• [STATED PROBLEM]
Write the lines out again, from the top of the material to the line containing "BP = 132 mm", pictures excluded.

━━━

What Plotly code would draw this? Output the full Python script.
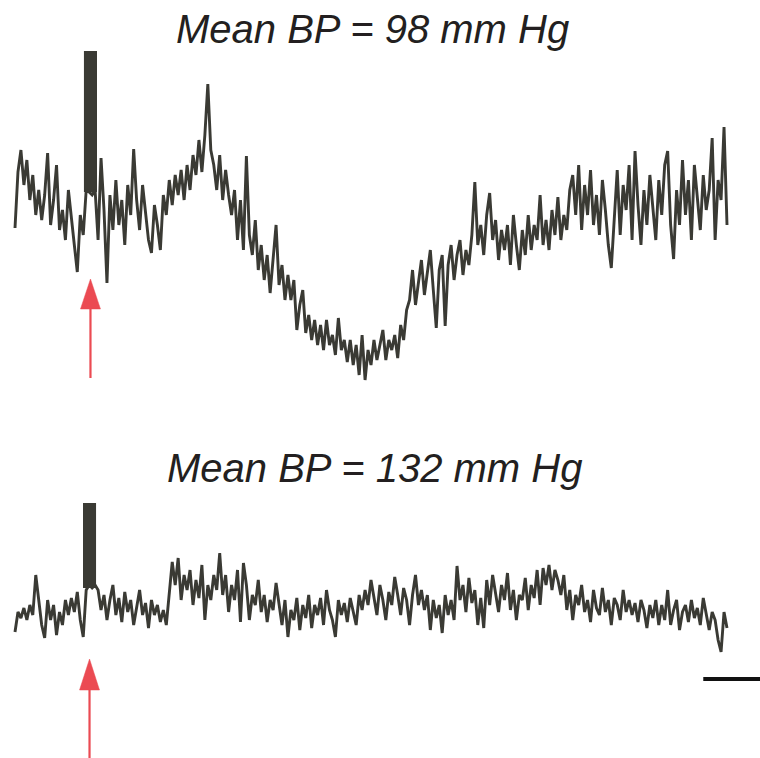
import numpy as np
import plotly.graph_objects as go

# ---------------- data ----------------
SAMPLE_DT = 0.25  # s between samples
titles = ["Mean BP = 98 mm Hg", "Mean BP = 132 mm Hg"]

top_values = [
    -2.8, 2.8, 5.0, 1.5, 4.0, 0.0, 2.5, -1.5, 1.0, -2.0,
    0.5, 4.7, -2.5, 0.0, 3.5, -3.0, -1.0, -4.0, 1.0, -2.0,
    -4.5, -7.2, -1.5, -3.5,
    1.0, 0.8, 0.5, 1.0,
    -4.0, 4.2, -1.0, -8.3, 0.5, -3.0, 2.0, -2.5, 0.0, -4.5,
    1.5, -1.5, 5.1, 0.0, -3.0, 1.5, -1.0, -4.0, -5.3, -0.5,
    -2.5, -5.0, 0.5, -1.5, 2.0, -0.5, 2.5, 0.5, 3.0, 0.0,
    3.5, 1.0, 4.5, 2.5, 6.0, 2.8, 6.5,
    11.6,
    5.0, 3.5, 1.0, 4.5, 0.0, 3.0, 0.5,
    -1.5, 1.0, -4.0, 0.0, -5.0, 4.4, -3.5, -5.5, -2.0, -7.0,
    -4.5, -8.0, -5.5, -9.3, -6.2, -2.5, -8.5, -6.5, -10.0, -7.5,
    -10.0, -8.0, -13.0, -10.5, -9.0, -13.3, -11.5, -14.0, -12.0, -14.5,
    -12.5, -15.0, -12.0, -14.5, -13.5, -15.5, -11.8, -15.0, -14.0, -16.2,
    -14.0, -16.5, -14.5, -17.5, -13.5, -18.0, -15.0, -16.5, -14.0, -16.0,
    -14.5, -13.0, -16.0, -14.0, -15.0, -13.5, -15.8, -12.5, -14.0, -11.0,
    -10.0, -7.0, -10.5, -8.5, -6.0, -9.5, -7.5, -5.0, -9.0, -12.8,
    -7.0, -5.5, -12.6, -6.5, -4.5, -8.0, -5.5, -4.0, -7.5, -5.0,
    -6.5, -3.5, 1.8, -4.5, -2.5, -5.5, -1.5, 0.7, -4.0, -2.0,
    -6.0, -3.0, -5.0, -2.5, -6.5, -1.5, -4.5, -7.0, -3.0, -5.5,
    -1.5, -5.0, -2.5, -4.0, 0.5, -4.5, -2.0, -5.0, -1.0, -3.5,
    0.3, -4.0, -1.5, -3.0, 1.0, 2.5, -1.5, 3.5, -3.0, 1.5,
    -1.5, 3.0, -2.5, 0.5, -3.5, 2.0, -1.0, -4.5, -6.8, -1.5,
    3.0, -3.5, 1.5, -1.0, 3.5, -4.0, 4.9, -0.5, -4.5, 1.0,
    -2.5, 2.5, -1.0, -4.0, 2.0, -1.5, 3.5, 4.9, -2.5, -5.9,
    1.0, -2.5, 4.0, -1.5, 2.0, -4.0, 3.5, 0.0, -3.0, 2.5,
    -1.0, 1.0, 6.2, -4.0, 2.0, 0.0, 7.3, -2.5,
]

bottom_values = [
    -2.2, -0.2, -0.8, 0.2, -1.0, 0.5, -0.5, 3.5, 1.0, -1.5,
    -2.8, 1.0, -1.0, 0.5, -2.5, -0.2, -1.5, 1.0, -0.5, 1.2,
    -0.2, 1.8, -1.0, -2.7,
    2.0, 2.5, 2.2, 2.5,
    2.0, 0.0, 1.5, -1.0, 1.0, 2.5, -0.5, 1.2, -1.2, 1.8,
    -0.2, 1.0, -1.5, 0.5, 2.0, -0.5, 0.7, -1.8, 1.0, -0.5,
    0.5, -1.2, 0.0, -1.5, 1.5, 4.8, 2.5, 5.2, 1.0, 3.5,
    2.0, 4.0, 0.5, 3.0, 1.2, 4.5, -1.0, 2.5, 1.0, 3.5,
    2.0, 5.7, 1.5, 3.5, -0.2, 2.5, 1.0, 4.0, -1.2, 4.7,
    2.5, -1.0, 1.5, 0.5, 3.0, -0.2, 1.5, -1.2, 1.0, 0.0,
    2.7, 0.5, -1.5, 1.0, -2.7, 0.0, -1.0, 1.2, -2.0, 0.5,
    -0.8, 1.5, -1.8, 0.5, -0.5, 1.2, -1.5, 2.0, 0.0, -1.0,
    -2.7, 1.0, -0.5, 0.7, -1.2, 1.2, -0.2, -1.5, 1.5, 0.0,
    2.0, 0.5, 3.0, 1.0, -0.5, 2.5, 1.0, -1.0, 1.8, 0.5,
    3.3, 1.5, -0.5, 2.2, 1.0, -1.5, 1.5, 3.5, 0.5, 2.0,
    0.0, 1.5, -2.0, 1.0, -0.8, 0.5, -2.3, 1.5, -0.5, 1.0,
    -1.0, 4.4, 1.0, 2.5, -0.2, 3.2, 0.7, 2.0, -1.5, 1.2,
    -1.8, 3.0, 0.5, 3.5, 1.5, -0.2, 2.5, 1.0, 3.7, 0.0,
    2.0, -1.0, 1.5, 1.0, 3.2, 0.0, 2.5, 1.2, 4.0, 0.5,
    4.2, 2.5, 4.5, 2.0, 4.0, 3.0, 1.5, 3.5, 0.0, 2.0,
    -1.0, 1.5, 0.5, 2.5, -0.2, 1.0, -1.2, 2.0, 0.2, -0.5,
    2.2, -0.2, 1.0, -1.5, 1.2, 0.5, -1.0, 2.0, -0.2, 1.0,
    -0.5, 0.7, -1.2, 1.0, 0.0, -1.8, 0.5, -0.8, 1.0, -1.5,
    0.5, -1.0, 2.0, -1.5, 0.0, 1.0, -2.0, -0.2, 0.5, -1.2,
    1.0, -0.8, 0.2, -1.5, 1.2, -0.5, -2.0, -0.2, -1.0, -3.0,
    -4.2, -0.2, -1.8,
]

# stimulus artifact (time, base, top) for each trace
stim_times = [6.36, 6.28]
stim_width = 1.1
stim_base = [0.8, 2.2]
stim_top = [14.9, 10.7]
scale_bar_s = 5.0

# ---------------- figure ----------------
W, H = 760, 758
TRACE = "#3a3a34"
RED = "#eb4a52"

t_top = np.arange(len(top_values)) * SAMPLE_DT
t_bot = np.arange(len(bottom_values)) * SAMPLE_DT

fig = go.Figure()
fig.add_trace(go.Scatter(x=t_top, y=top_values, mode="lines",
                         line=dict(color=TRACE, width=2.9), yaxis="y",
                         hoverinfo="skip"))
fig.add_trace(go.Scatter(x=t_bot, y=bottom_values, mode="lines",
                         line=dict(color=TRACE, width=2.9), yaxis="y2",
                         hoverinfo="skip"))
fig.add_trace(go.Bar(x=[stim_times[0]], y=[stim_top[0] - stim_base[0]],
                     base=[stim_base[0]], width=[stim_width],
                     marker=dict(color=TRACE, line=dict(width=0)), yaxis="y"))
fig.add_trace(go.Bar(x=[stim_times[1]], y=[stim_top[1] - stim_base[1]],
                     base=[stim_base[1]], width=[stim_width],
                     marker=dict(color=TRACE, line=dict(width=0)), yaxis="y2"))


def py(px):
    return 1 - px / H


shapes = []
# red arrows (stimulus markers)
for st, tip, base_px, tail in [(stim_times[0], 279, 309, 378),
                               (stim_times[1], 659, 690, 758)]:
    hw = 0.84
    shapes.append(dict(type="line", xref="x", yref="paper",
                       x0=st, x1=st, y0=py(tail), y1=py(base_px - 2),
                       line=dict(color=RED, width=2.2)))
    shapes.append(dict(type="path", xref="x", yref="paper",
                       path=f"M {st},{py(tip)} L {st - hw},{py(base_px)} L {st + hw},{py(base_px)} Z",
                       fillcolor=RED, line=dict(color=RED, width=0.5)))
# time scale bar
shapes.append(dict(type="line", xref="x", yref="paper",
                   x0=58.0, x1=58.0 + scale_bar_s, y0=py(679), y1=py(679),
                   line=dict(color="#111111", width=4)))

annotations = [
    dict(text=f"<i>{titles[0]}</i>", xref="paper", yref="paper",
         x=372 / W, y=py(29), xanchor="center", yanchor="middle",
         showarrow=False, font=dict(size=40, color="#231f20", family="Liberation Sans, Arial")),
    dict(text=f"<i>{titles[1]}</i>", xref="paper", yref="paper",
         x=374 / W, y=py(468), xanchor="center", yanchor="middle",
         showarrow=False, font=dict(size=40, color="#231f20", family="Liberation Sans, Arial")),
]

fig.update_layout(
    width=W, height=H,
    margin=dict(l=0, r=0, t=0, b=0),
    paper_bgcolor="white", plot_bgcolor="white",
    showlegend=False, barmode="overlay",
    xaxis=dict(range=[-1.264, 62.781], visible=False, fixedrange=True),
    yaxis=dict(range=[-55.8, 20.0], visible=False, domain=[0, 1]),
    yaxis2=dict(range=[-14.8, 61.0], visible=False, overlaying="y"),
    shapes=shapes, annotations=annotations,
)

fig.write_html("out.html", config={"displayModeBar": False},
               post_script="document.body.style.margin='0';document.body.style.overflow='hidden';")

━━━

• [SOLUTION FOR THIS PROBLEM]
What Plotly code would draw this? Output the full Python script.
import numpy as np
import plotly.graph_objects as go

# ---------------- data ----------------
SAMPLE_DT = 0.25  # s between samples
titles = ["Mean BP = 98 mm Hg", "Mean BP = 132 mm Hg"]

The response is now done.